**Written exercise:** Tally up the lines carrying the string "that" and respond with only the resulting number.

**Exercise materials:**

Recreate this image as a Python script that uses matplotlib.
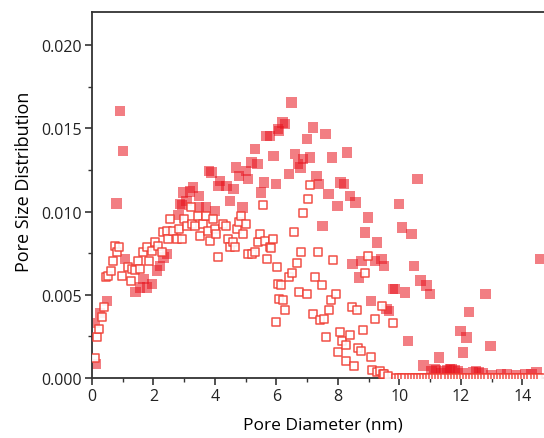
import matplotlib
matplotlib.use("Agg")
import matplotlib.pyplot as plt
from matplotlib.ticker import MultipleLocator, FormatStrFormatter

# filled squares
filled_x = [0.09, 0.11, 0.27, 0.49, 0.80, 0.91, 1.00, 1.08, 1.41, 1.57, 1.68, 1.79,
            1.95, 2.11, 2.22, 2.33, 2.44, 2.81, 2.86, 2.92, 2.97, 3.08, 3.19, 3.29,
            3.49, 3.49, 3.71, 3.80, 3.89, 4.00, 4.11, 4.16, 4.38, 4.49, 4.60, 4.68,
            4.79, 4.90, 5.01, 5.08, 5.19, 5.30, 5.39, 5.49, 5.60, 5.68, 5.79, 5.90,
            5.98, 6.06, 6.09, 6.20, 6.28, 6.41, 6.49, 6.60, 6.71, 6.79, 6.87, 6.99,
            7.09, 7.20, 7.31, 7.39, 7.50, 7.60, 7.69, 7.80, 7.99, 8.09, 8.19, 8.30,
            8.39, 8.48, 8.58, 8.69, 8.77, 8.89, 8.98, 9.07, 9.20, 9.27, 9.42, 9.50,
            9.58, 9.67, 9.80, 9.86, 9.99, 10.09, 10.18, 10.29, 10.40, 10.48, 10.59,
            10.69, 10.78, 10.88, 10.99, 11.05, 11.15, 11.20, 11.30, 11.35, 11.45,
            11.55, 11.64, 11.70, 11.80, 11.90, 11.99, 12.05, 12.07, 12.18, 12.27,
            12.40, 12.50, 12.60, 12.70, 12.80, 12.97, 13.00, 13.30, 13.50, 13.80,
            14.10, 14.30, 14.46, 14.57]
filled_y = [0.0033, 0.00084, 0.0039, 0.00464, 0.0105, 0.01605, 0.01365, 0.00715,
            0.00516, 0.00545, 0.00595, 0.00545, 0.00565, 0.00645, 0.00675, 0.00725,
            0.00745, 0.0098, 0.01045, 0.0104, 0.01115, 0.01065, 0.0112, 0.01145,
            0.01095, 0.01025, 0.01025, 0.01245, 0.01235, 0.01005, 0.01155, 0.01185,
            0.01155, 0.01065, 0.01135, 0.01265, 0.01215, 0.01025, 0.01245, 0.01195,
            0.01295, 0.01375, 0.01285, 0.01115, 0.01175, 0.01455, 0.01455, 0.01335,
            0.01165, 0.01495, 0.01485, 0.01536, 0.01526, 0.01225, 0.01656, 0.01345,
            0.01285, 0.01265, 0.01315, 0.01435, 0.01325, 0.01505, 0.01215, 0.01165,
            0.00915, 0.01465, 0.01105, 0.01325, 0.01035, 0.01175, 0.01165, 0.01355,
            0.01095, 0.00685, 0.01055, 0.00605, 0.00705, 0.00875, 0.00965, 0.00464,
            0.00705, 0.00815, 0.00715, 0.00675, 0.00414, 0.00404, 0.00535, 0.00535,
            0.01045, 0.00905, 0.00515, 0.00224, 0.00865, 0.00675, 0.01195, 0.00585,
            0.00074, 0.00555, 0.00505, 0.0004, 0.00054, 0.00045, 0.00124, 0.0003,
            0.0004, 0.00045, 0.00054, 0.0005, 0.00045, 0.0004, 0.00284, 0.0003,
            0.00154, 0.00244, 0.00395, 0.00035, 0.0004, 0.00035, 0.0003, 0.00505,
            0.00194, 0.00015, 0.0002, 0.0002, 0.00015, 0.0002, 0.00025, 0.00034,
            0.00715]

# open squares
open_x = [0.10, 0.15, 0.24, 0.31, 0.39, 0.46, 0.53, 0.61, 0.69, 0.75, 0.82, 0.89,
          0.97, 1.16, 1.27, 1.29, 1.40, 1.51, 1.56, 1.67, 1.78, 1.86, 1.94, 2.05,
          2.16, 2.27, 2.32, 2.43, 2.48, 2.54, 2.64, 2.75, 2.83, 2.92, 2.99, 3.08,
          3.21, 3.24, 3.35, 3.46, 3.51, 3.60, 3.71, 3.79, 3.84, 3.95, 4.00, 4.05,
          4.11, 4.25, 4.36, 4.43, 4.49, 4.60, 4.65, 4.71, 4.79, 4.84, 4.92, 5.01,
          5.08, 5.19, 5.30, 5.41, 5.46, 5.55, 5.63, 5.68, 5.79, 5.84, 5.90, 5.98,
          6.01, 6.06, 6.09, 6.15, 6.22, 6.28, 6.41, 6.51, 6.58, 6.66, 6.73, 6.80,
          6.87, 6.98, 7.04, 7.10, 7.20, 7.25, 7.34, 7.41, 7.49, 7.55, 7.63, 7.71,
          7.77, 7.85, 7.93, 8.01, 8.06, 8.12, 8.25, 8.28, 8.39, 8.47, 8.53, 8.61,
          8.66, 8.75, 8.82, 8.89, 8.98, 9.07, 9.12, 9.20, 9.26, 9.37, 9.44, 9.48,
          9.50, 9.62, 9.80]
open_y = [0.00118, 0.00244, 0.00294, 0.00364, 0.00424, 0.00605, 0.00615, 0.00645,
          0.00705, 0.00795, 0.00755, 0.0079, 0.00615, 0.00665, 0.00585, 0.00655,
          0.0065, 0.00705, 0.00655, 0.00755, 0.00785, 0.00705, 0.00765, 0.00815,
          0.00795, 0.00755, 0.00875, 0.00885, 0.00835, 0.00955, 0.00885, 0.00835,
          0.00895, 0.00835, 0.00955, 0.00915, 0.01025, 0.00925, 0.00915, 0.00975,
          0.00855, 0.00925, 0.00975, 0.00885, 0.00825, 0.00955, 0.00895, 0.00865,
          0.00725, 0.00925, 0.00915, 0.00835, 0.00785, 0.00815, 0.00785, 0.00895,
          0.00935, 0.00975, 0.00865, 0.00925, 0.00745, 0.00745, 0.00755, 0.00815,
          0.00865, 0.0104, 0.00825, 0.00715, 0.00785, 0.0078, 0.00835, 0.00338,
          0.00665, 0.00565, 0.00474, 0.0056, 0.00468, 0.00408, 0.00605, 0.00629,
          0.00875, 0.00689, 0.00515, 0.0076, 0.0099, 0.00505, 0.01075, 0.0116,
          0.00384, 0.00605, 0.0076, 0.00348, 0.00559, 0.00354, 0.00248, 0.00408,
          0.00468, 0.00709, 0.00505, 0.00154, 0.00274, 0.0022, 0.00198, 0.00104,
          0.0026, 0.00428, 0.00074, 0.00408, 0.0018, 0.0016, 0.0029, 0.00629,
          0.00735, 0.00124, 0.00048, 0.00354, 0.00034, 0.0004, 0.00434, 0.00024,
          0.00025, 0.00015, 0.00328]

# open squares lying on zero beyond ~9.9 nm
tail_x = [9.9, 10.0, 10.1, 10.2, 10.3, 10.4, 10.5, 10.6, 10.7, 10.8, 10.9, 11.0,
          11.1, 11.2, 11.3, 11.4, 11.5, 11.6, 11.7, 11.8, 11.9, 12.0, 12.1, 12.2,
          12.3, 12.4, 12.5, 12.6, 12.7, 12.8, 12.9, 13.0, 13.1, 13.2, 13.3, 13.4,
          13.5, 13.6, 13.7, 13.8, 13.9, 14.0, 14.1, 14.2, 14.3, 14.4, 14.5, 14.6]
tail_y = [0.0] * len(tail_x)

plt.rcParams["font.family"] = ["Open Sans", "DejaVu Sans"]

fig = plt.figure(figsize=(5.44, 4.39), dpi=100)
ax = fig.add_axes([92 / 544, 60 / 439, 461 / 544, 366 / 439])

ax.scatter(filled_x, filled_y, marker="s", s=56, color="#e8141e", alpha=0.55,
           edgecolors="none", zorder=2)
ax.scatter(open_x + tail_x, open_y + tail_y, marker="s", s=40, facecolor="white",
           edgecolors="#f03c32", linewidths=1.1, alpha=0.9, zorder=3)

ax.set_xlim(0, 15)
ax.set_ylim(0, 0.022)
ax.xaxis.set_major_locator(MultipleLocator(2))
ax.xaxis.set_minor_locator(MultipleLocator(1))
ax.yaxis.set_major_locator(MultipleLocator(0.005))
ax.yaxis.set_minor_locator(MultipleLocator(0.0025))
ax.yaxis.set_major_formatter(FormatStrFormatter("%.3f"))

for side in ["left", "bottom", "top", "right"]:
    ax.spines[side].set_linewidth(1.3)
    ax.spines[side].set_color("#333333")
ax.tick_params(which="major", direction="out", length=5, width=1.2,
               colors="#333333", labelsize=11.5, labelcolor="#222222", pad=2.5)
ax.tick_params(which="minor", direction="out", length=3, width=1.0, colors="#333333")

ax.set_xlabel("Pore Diameter (nm)", fontsize=12.5, labelpad=9)
ax.set_ylabel("Pore Size Distribution", fontsize=13)
ax.yaxis.set_label_coords(-0.128, 0.54)

fig.savefig("out.png", dpi=100)
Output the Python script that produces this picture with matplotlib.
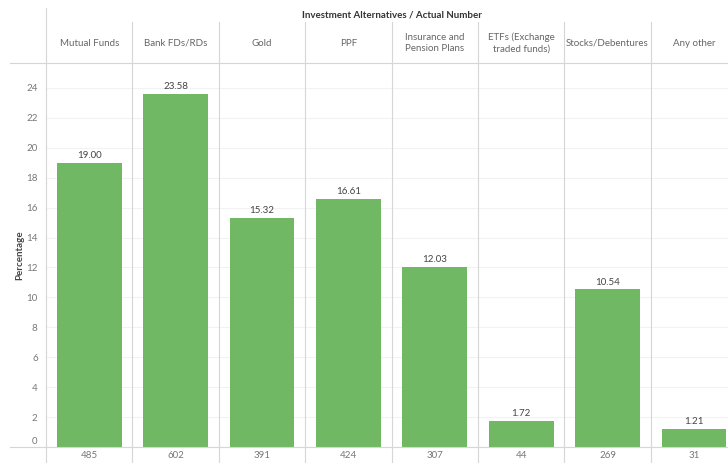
import matplotlib.pyplot as plt
import matplotlib.transforms as mtransforms
from matplotlib.lines import Line2D

categories = ["Mutual Funds", "Bank FDs/RDs", "Gold", "PPF",
              "Insurance and\nPension Plans", "ETFs (Exchange\ntraded funds)",
              "Stocks/Debentures", "Any other"]
percentages = [19.00, 23.58, 15.32, 16.61, 12.03, 1.72, 10.54, 1.21]
counts = [485, 602, 391, 424, 307, 44, 269, 31]
yticks = [0, 2, 4, 6, 8, 10, 12, 14, 16, 18, 20, 22, 24]

plt.rcParams["font.family"] = ["Lato", "DejaVu Sans"]

W, H = 728, 463
fig = plt.figure(figsize=(W / 100, H / 100), dpi=100)

# pixel layout of the panel grid
left_px, col_px = 46, 86.4
top_px, base_px = 63, 447
n = len(categories)

def fx(px):
    return px / W

def fy(py):
    return 1 - py / H

ax = fig.add_axes([fx(left_px), fy(base_px), fx(col_px * n), fy(top_px) - fy(base_px)])
ax.set_xlim(0, n)
ax.set_ylim(0, (base_px - top_px) / 14.96)

bar_color = "#71b865"
grid_color = "#d6d6d6"
ax.bar([i + 0.5 for i in range(n)], percentages, width=0.75, color=bar_color, zorder=2)

for i, v in enumerate(percentages):
    ax.annotate(f"{v:.2f}", (i + 0.5, v), xytext=(0, 2), textcoords="offset points",
                ha="center", va="bottom", fontsize=7, color="#444444")

ax.set_yticks(yticks)
ax.set_xticks([])
ax.tick_params(axis="y", length=0, labelsize=7, labelcolor="#777777", pad=6)
ax.yaxis.grid(True, color="#f2f2f2", linewidth=0.8, zorder=0)
for s in ax.spines.values():
    s.set_visible(False)

# lift the zero label off the baseline
zero_lbl = ax.get_yticklabels()[0]
zero_lbl.set_transform(zero_lbl.get_transform() +
                       mtransforms.ScaledTranslation(0, 5 / 72, fig.dpi_scale_trans))

# panel separators and header/footer rules
for i in range(n + 1):
    x = fx(left_px + i * col_px)
    y_start = fy(8) if i == 0 else fy(22)
    fig.add_artist(Line2D([x, x], [y_start, 0], color=grid_color, linewidth=0.8))
for py in (top_px, base_px):
    fig.add_artist(Line2D([fx(10), 1], [fy(py), fy(py)], color=grid_color, linewidth=0.8))

# column headers and counts
for i, (cat, cnt) in enumerate(zip(categories, counts)):
    cx = fx(left_px + (i + 0.5) * col_px)
    fig.text(cx, fy(43), cat, ha="center", va="center", fontsize=7,
             color="#666666", linespacing=1.4)
    fig.text(cx, fy(456), str(cnt), ha="center", va="center", fontsize=7, color="#777777")

fig.text(fx(392), fy(15), "Investment Alternatives / Actual Number", ha="center",
         va="center", fontsize=7, fontweight="bold", color="#333333")
fig.text(fx(20), fy(255), "Percentage", ha="center", va="center", rotation=90,
         fontsize=7, fontweight="bold", color="#444444")

fig.savefig("out.png", dpi=100)
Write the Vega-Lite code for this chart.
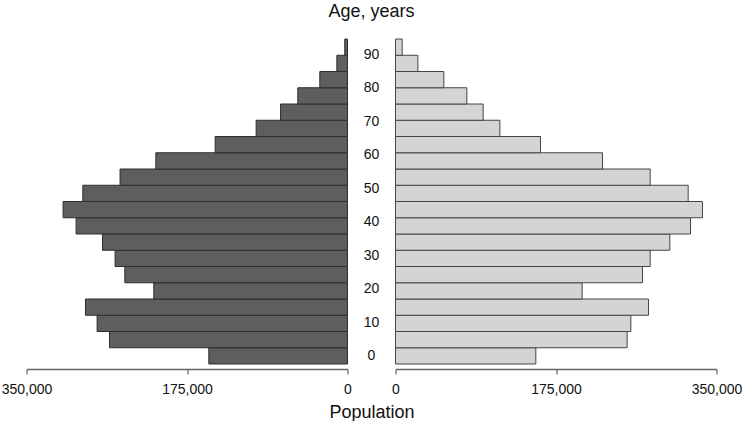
{
  "$schema": "https://vega.github.io/schema/vega-lite/v6.json",
  "background": "white",
  "padding": {"left": 0.5, "top": 2, "right": 0, "bottom": 0},
  "bounds": "flush",
  "spacing": 0,
  "title": {"text": "Age, years", "fontSize": 18, "fontWeight": "normal", "color": "#111111", "anchor": "middle", "offset": 13.5},
  "config": {
    "font": "Liberation Sans",
    "view": {"stroke": null},
    "axis": {"grid": false, "labelFlush": false, "labelFontSize": 14, "labelColor": "#111111", "domainColor": "#666666", "domainWidth": 1.5, "tickColor": "#666666", "tickWidth": 1.2, "tickSize": 5, "labelPadding": 8}
  },
  "datasets": {
    "pop": [
      {"lo": 0, "hi": 5, "male": 151200, "female": 153000},
      {"lo": 5, "hi": 10, "male": 259500, "female": 252600},
      {"lo": 10, "hi": 15, "male": 273000, "female": 256600},
      {"lo": 15, "hi": 20, "male": 285700, "female": 275900},
      {"lo": 20, "hi": 25, "male": 211200, "female": 203500},
      {"lo": 25, "hi": 30, "male": 242800, "female": 269300},
      {"lo": 30, "hi": 35, "male": 253400, "female": 277700},
      {"lo": 35, "hi": 40, "male": 267100, "female": 299100},
      {"lo": 40, "hi": 45, "male": 295900, "female": 321700},
      {"lo": 45, "hi": 50, "male": 310100, "female": 334700},
      {"lo": 50, "hi": 55, "male": 288600, "female": 319100},
      {"lo": 55, "hi": 60, "male": 248000, "female": 277700},
      {"lo": 60, "hi": 65, "male": 209000, "female": 225700},
      {"lo": 65, "hi": 70, "male": 144300, "female": 158100},
      {"lo": 70, "hi": 75, "male": 99600, "female": 113800},
      {"lo": 75, "hi": 80, "male": 73000, "female": 95600},
      {"lo": 80, "hi": 85, "male": 54200, "female": 77800},
      {"lo": 85, "hi": 90, "male": 30200, "female": 52700},
      {"lo": 90, "hi": 95, "male": 11600, "female": 24400},
      {"lo": 95, "hi": 100, "male": 3000, "female": 7300}
    ],
    "ages": [
      {"age": 0}, {"age": 10}, {"age": 20}, {"age": 30}, {"age": 40},
      {"age": 50}, {"age": 60}, {"age": 70}, {"age": 80}, {"age": 90}
    ]
  },
  "hconcat": [
    {
      "width": 321,
      "height": 335,
      "data": {"name": "pop"},
      "mark": {"type": "bar", "orient": "horizontal", "fill": "#5e5e5e", "stroke": "#2e2e2e", "strokeWidth": 1},
      "encoding": {
        "y": {"field": "lo", "type": "quantitative", "scale": {"domain": [0, 100], "nice": false}, "axis": null},
        "y2": {"field": "hi"},
        "x": {"field": "male", "type": "quantitative", "scale": {"domain": [0, 350000], "reverse": true, "nice": false}, "axis": {"values": [0, 175000, 350000], "format": ",.0f", "title": null}},
        "x2": {"datum": 0}
      }
    },
    {
      "width": 48,
      "height": 335,
      "data": {"name": "ages"},
      "mark": {"type": "text", "fontSize": 14, "dy": -13, "color": "#111111"},
      "encoding": {
        "y": {"field": "age", "type": "quantitative", "scale": {"domain": [0, 100], "nice": false}, "axis": null},
        "x": {"datum": 0, "type": "quantitative", "scale": {"domain": [-1, 1]}, "axis": {"title": "Population", "labels": false, "ticks": false, "domain": false, "titleFontSize": 18, "titleFontWeight": "normal", "titleColor": "#111111", "titlePadding": 34}},
        "text": {"field": "age", "type": "quantitative"}
      }
    },
    {
      "width": 321,
      "height": 335,
      "data": {"name": "pop"},
      "mark": {"type": "bar", "orient": "horizontal", "fill": "#d4d4d4", "stroke": "#444444", "strokeWidth": 1},
      "encoding": {
        "y": {"field": "lo", "type": "quantitative", "scale": {"domain": [0, 100], "nice": false}, "axis": null},
        "y2": {"field": "hi"},
        "x": {"field": "female", "type": "quantitative", "scale": {"domain": [0, 350000], "nice": false}, "axis": {"values": [0, 175000, 350000], "format": ",.0f", "title": null}},
        "x2": {"datum": 0}
      }
    }
  ]
}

**Reply to the exercise:** 2